We are not suggesting that all generic cola is as good as its brand-name equivalents. But consider this: Repeatedly in taste tests, subjects tell researchers they prefer what they think is a brand-name drink when it’s really a generic.
Of one study, the Huffington Post wrote:
“Interestingly, when the scientists scanned the subjects’ brains using MRI technology, drinking what they thought was name brand soda created activity in the reward center of their brains. But drinking what they thought was generic soda triggered activity in … the part of the brain used to make value judgments.
Scientists believe that when we use ‘brand name’ products, we already assume that they’re of good quality, so the part of our brain used to assess whether something is worthy of appreciation shuts off, so we take more pleasure in the experience.”
If you ignored the common prejudice toward famous national soda brands, could you enjoy a generic soda as much as your favorite brand? Why not give it a shot? You’ll certainly save money.
23. Sparkling water
The popularity of brand-name sparkling water products means there are many sparkling waters on your grocer’s shelves to choose from and not all are as costly as the advertised brands.
Try store-brand sparkling waters for a refreshing change.
24. Bath products
Do you love bath bombs, bubble bath, bar and liquid soap and fragrant bath salts and shower gel? Home goods stores, food coops, membership chains and lower-priced retailers like Trader Joe’s and Aldi are giving the brand names a run for their money in the expensive category of bath products.
Candles set a romantic scene, cast a dinner table in a warm glow and banish the darkness on a winter’s night. They can also burn a big hole in your budget.
Save money on dinner table tapers, pillars and votives by choosing no-name candles. Place them in attractive candle holders or on a tray or stand. Once you remove the wrapping from name-brand candles, any difference will be invisible.
26. Baking mixes
Cornbread, cakes, biscuits, muffins, cookies and pizza dough. If you shop around you’re sure to find generic products you like as much as your familiar favorites. In fact, baking mixes were among the generic products that professional chefs buy most, according to a 2015 research study.
27. Canned seafood
Staple products in many American households include canned tuna, salmon, clams, oysters, anchovies and sardines.
You’ll like some of the generics more than others, so do shop around, but the savings from eschewing brand-name labels makes it worth a try.
28. Reading glasses
The range of prices for off-the-shelf reading glasses — fondly known as cheaters — is surprisingly big.

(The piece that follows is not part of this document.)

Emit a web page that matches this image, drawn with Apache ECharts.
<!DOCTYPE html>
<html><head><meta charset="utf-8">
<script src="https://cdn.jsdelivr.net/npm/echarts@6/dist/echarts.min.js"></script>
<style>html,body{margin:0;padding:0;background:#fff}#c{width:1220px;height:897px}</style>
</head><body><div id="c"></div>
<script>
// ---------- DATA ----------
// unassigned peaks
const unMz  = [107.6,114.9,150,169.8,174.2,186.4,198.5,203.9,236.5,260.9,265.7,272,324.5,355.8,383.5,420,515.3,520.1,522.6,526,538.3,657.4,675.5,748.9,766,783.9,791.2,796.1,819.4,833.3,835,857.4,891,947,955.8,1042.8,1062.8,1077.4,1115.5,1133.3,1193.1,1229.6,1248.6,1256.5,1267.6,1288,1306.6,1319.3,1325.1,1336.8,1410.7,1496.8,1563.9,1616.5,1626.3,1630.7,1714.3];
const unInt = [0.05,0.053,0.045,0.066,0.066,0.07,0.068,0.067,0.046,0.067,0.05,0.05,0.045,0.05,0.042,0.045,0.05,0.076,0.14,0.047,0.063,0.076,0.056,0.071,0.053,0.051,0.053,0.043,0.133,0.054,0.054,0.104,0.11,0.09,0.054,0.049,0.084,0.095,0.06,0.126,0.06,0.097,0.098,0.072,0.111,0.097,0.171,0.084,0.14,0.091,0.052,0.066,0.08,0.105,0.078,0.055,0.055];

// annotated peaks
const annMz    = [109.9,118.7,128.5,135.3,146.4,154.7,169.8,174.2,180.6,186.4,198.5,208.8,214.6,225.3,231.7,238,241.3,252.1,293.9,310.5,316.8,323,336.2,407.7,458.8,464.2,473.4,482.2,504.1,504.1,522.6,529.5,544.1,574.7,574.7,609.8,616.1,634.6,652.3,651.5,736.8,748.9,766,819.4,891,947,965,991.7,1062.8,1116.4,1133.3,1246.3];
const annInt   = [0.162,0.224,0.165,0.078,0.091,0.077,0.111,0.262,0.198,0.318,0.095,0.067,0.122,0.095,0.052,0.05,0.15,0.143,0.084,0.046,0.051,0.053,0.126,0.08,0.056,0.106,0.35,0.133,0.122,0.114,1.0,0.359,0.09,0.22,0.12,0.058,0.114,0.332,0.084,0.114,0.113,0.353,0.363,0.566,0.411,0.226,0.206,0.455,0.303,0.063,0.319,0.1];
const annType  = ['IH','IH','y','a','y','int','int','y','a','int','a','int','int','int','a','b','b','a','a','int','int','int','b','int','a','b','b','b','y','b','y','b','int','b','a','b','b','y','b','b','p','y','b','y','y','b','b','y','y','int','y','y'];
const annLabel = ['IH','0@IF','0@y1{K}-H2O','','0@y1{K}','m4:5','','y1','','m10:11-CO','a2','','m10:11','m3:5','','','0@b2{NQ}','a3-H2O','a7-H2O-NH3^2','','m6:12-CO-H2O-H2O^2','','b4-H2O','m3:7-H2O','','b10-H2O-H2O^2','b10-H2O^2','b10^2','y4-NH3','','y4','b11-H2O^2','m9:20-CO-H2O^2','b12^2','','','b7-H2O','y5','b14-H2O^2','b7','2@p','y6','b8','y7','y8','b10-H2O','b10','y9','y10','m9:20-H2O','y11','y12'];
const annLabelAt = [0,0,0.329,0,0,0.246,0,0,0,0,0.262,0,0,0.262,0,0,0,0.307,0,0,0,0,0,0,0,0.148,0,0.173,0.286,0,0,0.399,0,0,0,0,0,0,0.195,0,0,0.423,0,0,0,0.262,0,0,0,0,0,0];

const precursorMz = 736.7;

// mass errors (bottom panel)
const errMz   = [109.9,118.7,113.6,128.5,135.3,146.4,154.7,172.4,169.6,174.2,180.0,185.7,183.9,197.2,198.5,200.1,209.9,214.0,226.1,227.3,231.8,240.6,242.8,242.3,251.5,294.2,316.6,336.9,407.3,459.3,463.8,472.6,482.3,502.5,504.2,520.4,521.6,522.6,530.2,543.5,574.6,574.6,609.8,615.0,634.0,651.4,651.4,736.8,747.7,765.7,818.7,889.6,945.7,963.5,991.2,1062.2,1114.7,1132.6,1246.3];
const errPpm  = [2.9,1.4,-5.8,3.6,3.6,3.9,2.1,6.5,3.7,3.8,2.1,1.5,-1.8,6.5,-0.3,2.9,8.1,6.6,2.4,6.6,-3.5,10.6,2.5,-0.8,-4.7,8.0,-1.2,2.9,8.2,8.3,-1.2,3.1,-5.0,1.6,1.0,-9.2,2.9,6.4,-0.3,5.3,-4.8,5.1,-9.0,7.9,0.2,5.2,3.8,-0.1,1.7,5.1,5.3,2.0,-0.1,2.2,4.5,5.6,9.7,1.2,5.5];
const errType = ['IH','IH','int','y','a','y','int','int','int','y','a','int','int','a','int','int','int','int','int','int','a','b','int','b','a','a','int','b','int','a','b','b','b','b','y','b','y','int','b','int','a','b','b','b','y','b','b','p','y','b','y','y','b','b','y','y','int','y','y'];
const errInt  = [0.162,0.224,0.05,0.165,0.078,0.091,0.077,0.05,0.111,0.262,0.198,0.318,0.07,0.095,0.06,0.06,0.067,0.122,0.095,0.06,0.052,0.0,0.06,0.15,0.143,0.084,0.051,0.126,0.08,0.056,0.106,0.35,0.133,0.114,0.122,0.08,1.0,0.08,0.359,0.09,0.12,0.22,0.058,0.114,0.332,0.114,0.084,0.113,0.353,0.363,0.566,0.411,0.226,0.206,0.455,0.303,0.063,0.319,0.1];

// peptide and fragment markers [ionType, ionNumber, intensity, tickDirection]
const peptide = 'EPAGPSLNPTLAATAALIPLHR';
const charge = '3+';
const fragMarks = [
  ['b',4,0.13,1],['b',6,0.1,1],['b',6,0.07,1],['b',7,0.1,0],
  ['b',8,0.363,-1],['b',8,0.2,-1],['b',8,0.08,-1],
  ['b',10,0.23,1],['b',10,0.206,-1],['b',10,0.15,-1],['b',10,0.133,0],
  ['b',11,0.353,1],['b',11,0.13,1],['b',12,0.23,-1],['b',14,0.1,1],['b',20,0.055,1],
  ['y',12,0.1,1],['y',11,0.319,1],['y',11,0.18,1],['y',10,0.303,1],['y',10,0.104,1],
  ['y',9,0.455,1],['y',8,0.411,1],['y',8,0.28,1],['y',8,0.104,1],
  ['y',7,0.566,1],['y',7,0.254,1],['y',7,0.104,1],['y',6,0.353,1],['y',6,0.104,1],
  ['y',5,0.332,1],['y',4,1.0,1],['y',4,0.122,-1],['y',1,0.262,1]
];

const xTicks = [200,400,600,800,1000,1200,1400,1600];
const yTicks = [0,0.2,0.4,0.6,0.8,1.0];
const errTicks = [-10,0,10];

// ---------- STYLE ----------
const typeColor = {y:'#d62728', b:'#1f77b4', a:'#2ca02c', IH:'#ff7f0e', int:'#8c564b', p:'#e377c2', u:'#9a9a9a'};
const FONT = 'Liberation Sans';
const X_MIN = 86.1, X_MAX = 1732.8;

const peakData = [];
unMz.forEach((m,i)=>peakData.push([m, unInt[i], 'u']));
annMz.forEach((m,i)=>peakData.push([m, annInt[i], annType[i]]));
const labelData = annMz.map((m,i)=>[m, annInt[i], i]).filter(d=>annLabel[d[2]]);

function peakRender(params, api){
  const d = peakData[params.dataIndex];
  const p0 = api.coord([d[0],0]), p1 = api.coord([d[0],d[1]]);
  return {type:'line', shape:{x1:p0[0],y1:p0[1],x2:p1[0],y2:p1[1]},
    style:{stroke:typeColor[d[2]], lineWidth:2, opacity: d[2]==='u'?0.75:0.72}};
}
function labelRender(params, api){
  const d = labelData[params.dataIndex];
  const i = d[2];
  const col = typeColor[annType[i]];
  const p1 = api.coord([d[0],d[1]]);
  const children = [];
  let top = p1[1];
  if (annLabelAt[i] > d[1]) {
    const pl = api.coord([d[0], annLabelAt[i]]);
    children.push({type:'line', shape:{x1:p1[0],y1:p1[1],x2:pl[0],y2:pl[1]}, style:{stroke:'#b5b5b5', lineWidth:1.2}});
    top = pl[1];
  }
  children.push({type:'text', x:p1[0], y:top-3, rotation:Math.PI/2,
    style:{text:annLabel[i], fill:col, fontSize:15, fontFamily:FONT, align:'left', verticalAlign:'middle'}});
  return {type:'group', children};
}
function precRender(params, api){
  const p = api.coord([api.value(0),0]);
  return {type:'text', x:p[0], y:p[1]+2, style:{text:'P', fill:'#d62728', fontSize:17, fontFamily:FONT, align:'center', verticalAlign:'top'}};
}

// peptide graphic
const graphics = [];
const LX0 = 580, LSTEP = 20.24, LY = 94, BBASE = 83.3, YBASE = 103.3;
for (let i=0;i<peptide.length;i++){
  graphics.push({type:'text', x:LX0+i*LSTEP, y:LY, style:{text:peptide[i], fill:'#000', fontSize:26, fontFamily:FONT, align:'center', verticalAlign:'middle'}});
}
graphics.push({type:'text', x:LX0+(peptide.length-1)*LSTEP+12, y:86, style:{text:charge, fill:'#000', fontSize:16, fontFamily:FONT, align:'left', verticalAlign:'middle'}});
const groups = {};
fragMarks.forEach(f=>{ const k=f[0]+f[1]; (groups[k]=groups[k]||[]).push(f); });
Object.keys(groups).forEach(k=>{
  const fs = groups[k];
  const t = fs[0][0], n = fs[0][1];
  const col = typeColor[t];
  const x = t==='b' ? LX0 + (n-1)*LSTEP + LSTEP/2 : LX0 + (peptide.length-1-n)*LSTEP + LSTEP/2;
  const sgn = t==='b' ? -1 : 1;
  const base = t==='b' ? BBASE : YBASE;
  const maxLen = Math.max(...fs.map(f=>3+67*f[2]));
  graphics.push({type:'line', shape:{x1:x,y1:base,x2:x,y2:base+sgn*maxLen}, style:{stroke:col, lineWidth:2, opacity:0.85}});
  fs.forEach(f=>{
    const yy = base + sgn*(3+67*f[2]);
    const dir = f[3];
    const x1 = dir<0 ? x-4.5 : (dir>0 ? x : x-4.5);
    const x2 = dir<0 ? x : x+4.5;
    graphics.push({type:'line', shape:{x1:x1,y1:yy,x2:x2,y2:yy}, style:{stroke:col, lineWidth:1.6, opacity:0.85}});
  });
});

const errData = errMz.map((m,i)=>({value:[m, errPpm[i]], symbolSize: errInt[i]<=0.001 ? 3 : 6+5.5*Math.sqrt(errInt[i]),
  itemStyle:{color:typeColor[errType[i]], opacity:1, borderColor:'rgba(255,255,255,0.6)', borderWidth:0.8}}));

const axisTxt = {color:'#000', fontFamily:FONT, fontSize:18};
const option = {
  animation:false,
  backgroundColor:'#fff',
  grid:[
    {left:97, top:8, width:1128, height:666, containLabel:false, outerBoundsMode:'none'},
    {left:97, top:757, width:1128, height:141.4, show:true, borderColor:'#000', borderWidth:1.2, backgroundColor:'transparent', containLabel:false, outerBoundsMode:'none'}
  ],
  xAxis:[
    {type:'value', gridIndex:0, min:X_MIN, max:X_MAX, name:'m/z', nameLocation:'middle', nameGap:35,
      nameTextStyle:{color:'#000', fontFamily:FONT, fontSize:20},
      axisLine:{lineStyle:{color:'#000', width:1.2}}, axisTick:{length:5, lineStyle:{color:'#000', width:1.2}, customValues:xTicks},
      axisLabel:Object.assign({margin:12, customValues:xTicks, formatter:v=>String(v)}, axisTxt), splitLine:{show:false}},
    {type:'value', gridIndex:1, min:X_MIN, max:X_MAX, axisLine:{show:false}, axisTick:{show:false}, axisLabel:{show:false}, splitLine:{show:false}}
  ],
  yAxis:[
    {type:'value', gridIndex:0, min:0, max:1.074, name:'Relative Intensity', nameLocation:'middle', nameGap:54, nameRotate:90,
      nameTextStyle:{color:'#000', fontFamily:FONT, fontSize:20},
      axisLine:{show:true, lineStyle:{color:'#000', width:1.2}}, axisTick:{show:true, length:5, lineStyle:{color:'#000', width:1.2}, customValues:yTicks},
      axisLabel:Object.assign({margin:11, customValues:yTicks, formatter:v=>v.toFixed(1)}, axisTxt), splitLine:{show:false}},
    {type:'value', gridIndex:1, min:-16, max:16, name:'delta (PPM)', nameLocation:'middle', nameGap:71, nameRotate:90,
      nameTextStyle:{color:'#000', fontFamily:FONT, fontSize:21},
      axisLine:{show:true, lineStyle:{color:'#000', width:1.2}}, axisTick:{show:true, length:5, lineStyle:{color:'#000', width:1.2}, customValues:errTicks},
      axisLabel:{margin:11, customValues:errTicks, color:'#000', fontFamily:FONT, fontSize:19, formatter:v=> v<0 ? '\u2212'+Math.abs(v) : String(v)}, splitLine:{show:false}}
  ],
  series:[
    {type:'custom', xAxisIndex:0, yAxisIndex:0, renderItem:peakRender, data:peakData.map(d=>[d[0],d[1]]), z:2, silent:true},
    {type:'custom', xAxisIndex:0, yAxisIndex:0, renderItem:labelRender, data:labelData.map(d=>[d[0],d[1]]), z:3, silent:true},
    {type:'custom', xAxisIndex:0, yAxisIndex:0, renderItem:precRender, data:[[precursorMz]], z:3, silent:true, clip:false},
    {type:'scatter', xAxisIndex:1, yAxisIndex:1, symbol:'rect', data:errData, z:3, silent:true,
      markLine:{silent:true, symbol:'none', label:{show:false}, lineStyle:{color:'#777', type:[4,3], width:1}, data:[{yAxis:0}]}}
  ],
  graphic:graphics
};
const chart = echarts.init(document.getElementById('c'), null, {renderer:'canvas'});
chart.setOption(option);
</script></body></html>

On one end of the spectrum are the celebrity-branded readers found hanging from attractive displays at drug stores and other retailers. At the other end: no-packaging, no-frills readers that do the job at a lower price.
Check big box stores, dollar stores and even hardware stores for low-priced cheaters. Just be sure that the magnifying power on the glasses is correct for you.
29. Greeting cards
Buying a handful of cards can cost a bundle and prices keep rising. You’ll get your sentiments across just as well by shopping for generic greeting cards at much-reduced prices. Dollar stores are an excellent place for stocking up on greeting cards. And when you’re at Trader Joe’s, investigate the super-low-priced greeting cards.
The more local your dairy, the fresher your milk will be. Read labels on milk cartons and bottles to see where the milk originates. Often, a store-brand product comes from the same dairy as a costlier brand-name product.
Generics may not be the best choice for all dairy products, though. For example, The Kitchn advises that you skip generic yogurt. The blog says generic yogurt “usually features extra additives and sugars, and distinct quality and texture differences distinguish brands.”
31. Seasonings and spices
Freshness is what counts when buying herbs and spices. Brand names do not necessarily guarantee freshness. Try your store’s generics, and see what you think.
32. Baby formula
The FDA also regulates baby formula and holds generics to the same quality and safety standards as brand-name products. So, this is another opportunity to save money and still have the peace of mind that you are safe in using the generic product.